What ever happened to competition classes like the 0-50w, 51-100w, 101-150w etc ? and purpose-built hardware like Dead-Head Units ? super-hi current low wattage amplifiers capable of the constant doubling of power at half impedances ? ....right down to stupid/LOW impedances (.5 and .25 ohm ?)

I used to get excited to run out and buy a 12.5w or 25w/channel @ 4ohms amplifier that could produce near tripple-digit numbers at extremely low loads. Orion HCCA Amps, for me anyways, used to be the things that dreams were made of.

Now, everyone just runs out, buys a 100-150w x 4 to power their front stage and a 1,000w monoblock for their sub and calls it a day. Where is the fun in that ?

Obviously now, being 36, I don't have a close group of friends that I hang out with that are all into Car Audio, whom I would or could compete against friendly-like.....so like everyone else, I just buy big and call it a day. I feel like a sell-out.

I had a difficult time trying to figure out what had changed (for me) and why Car Audio was not as much fun anymore after taking a break from it all for nearly a decade....and it came down to simple bragging rights and being able to do THE MOST using THE LEAST.

I figure, if you are running a system that, on paper, claims itself as being 1000+w RMS @ 4ohms total unbridged/regular configuration power.....IT BETTER SOUND GOOD. Otherwise, what's the point ?

I own nearly 2,000w of that same _'on-paper-4ohm-power' _with all my Audison gear and I can tell you for certain......I remember having FAR MORE FUN with some of my previous systems 10-15+ years ago that were only a small fraction of that advertised 4ohm RMS power.

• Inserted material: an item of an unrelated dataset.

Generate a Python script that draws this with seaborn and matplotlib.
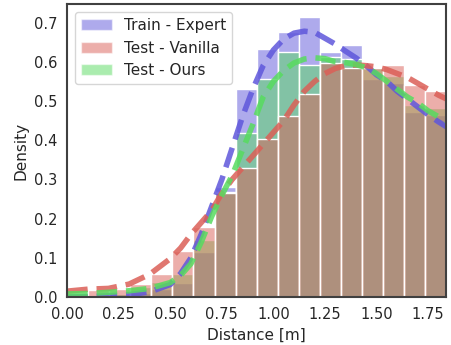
import numpy as np
import matplotlib
matplotlib.use("Agg")
import matplotlib.pyplot as plt
from matplotlib.patches import Patch
import seaborn as sns

# histogram densities per bin (18 bins from 0 to ~1.84 m)
bin_centers = [0.05, 0.15, 0.25, 0.36, 0.46, 0.56, 0.66, 0.76, 0.87,
               0.97, 1.07, 1.17, 1.28, 1.38, 1.48, 1.58, 1.68, 1.79]
expert_hist = [0.003, 0.004, 0.008, 0.010, 0.020, 0.036, 0.116, 0.280, 0.530,
               0.632, 0.677, 0.715, 0.624, 0.643, 0.556, 0.545, 0.473, 0.464]
vanilla_hist = [0.010, 0.017, 0.020, 0.033, 0.059, 0.117, 0.178, 0.266, 0.328,
                0.403, 0.462, 0.519, 0.596, 0.583, 0.583, 0.592, 0.541, 0.525]
ours_hist = [0.004, 0.005, 0.008, 0.026, 0.039, 0.060, 0.145, 0.268, 0.418,
             0.555, 0.626, 0.591, 0.613, 0.607, 0.583, 0.565, 0.490, 0.482]

# density curves (dashed)
curve_x = [0.0, 0.1, 0.2, 0.3, 0.4, 0.5, 0.55, 0.6, 0.65, 0.7, 0.75, 0.8, 0.85,
           0.9, 0.95, 1.0, 1.05, 1.1, 1.15, 1.2, 1.25, 1.3, 1.35, 1.4, 1.45,
           1.5, 1.55, 1.6, 1.65, 1.7, 1.75, 1.8, 1.84]
expert_kde = [0.0, 0.001, 0.003, 0.006, 0.013, 0.032, 0.060, 0.100, 0.160, 0.230,
              0.300, 0.380, 0.460, 0.530, 0.590, 0.630, 0.658, 0.673, 0.678,
              0.675, 0.660, 0.645, 0.627, 0.610, 0.590, 0.567, 0.550, 0.525,
              0.505, 0.485, 0.465, 0.447, 0.434]
vanilla_kde = [0.015, 0.020, 0.022, 0.033, 0.058, 0.098, 0.125, 0.160, 0.190,
               0.220, 0.265, 0.300, 0.330, 0.360, 0.390, 0.420, 0.450, 0.490,
               0.525, 0.550, 0.570, 0.583, 0.590, 0.592, 0.590, 0.587, 0.580,
               0.570, 0.560, 0.545, 0.530, 0.515, 0.505]
ours_kde = [0.008, 0.009, 0.012, 0.016, 0.022, 0.037, 0.055, 0.085, 0.140, 0.205,
            0.260, 0.310, 0.375, 0.440, 0.510, 0.550, 0.578, 0.597, 0.607,
            0.610, 0.608, 0.600, 0.598, 0.593, 0.585, 0.570, 0.550, 0.530,
            0.510, 0.495, 0.475, 0.460, 0.450]

labels = ["Train - Expert", "Test - Vanilla", "Test - Ours"]

sns.set_style("white")
pal = sns.color_palette("hls", 3)
red, green, blue = pal[0], pal[1], pal[2]

fig = plt.figure(figsize=(4.51, 3.45), dpi=100)
ax = fig.add_axes([0.149, 0.139, 0.840, 0.849])

x_max = 1.837
# drawing order blue, green, red gives the brown overlap
for vals, col in [(expert_hist, blue), (ours_hist, green), (vanilla_hist, red)]:
    sns.histplot(x=bin_centers, weights=vals, bins=18, binrange=(0, x_max),
                 stat="count", color=col, alpha=0.5, edgecolor="white",
                 linewidth=1, ax=ax)

for vals, col in [(expert_kde, blue), (vanilla_kde, red), (ours_kde, green)]:
    sns.lineplot(x=curve_x, y=vals, color=col, lw=4, ls="--", alpha=0.85, ax=ax)

ax.set_xlim(0, x_max)
ax.set_ylim(0, 0.747)
ax.set_xticks(np.arange(0, 1.8, 0.25))
ax.set_xlabel("Distance [m]", fontsize=11)
ax.set_ylabel("Density", fontsize=11)
ax.tick_params(labelsize=10.5)
for sp in ax.spines.values():
    sp.set_color("0.25")
    sp.set_linewidth(1.5)

handles = [Patch(facecolor=c, alpha=0.5) for c in (blue, red, green)]
ax.legend(handles, labels, loc="upper left", fontsize=11)

fig.savefig("out.png", dpi=100)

I have built more than a few 6-10 speaker/2-amplifier 100w systems (_25 x 2 amps, 2-4 subs, 2 or 3-way front stage_) in my time, *that I was far more proud of*, than the recent gear that I am getting prepared to install into my car....which is supposed to be my LAST/FINAL big-dollar system ever.

*So, back to the topic.....*
Does anyone compete in low power classes anymore ? does this style of competition even exist anymore ?

Cheers,
Allan


----------



## TREETOP (Feb 11, 2009)

Almost 20 years ago I ran two Orion 425HCCAs and an Orion 225HCCA to 30 speakers. For 250wrms total "at 4 ohms on paper" it was damn loud and sounded good.

Now I run about 20X the power, and only 8 speakers, and it's damn louder and sounds even better.

Stuff's just different now.


----------



## ChrisB (Jul 3, 2008)

I remember a buddy of mine having a bandpass enclosure that was roughly NINE cubic feet for one Savard 12" subwoofer back in the day. Sure it was loud off 180 paper watts RMS from a Punch 150, but NINE cubic feet...

How about needing roughly 3 cubic feet just to run a single 10" subwoofer ported OR 6 to 7 cubic feet to run a single 15 ported? 

I'll take a less efficient subwoofer that gets loud with a ton of power since power is cheap and space is hard to find these days. Conversely, back in the day, power was EXPENSIVE and space varied depending on the vehicle chosen. Back then 1,000 watts RMS was a big deal and cost several dollars per watt. Now, I have 1050 watts RMS in my vehicle and it cost me a whopping $375.


----------



## TREETOP (Feb 11, 2009)

Good point about enclosure size, Chris.
That setup I mentioned above had two Cerwin Vega LE12Ds in about 5 cubes. 
Now I run twice as many 12s in 4 cubes. With WAY more output. 
The LE12s claimed something like 98db sensitivity, so box size was the tradeoff. The cones also buckled inside out if you ran 500w to them. LOL. I think they were rated at 250w. Fortunately Cerwin Vega was local to me at the time and recones were like $40.


----------



## Cruzer (Jul 16, 2010)

How could it be more "fun" to set up an entire system using 100 watts?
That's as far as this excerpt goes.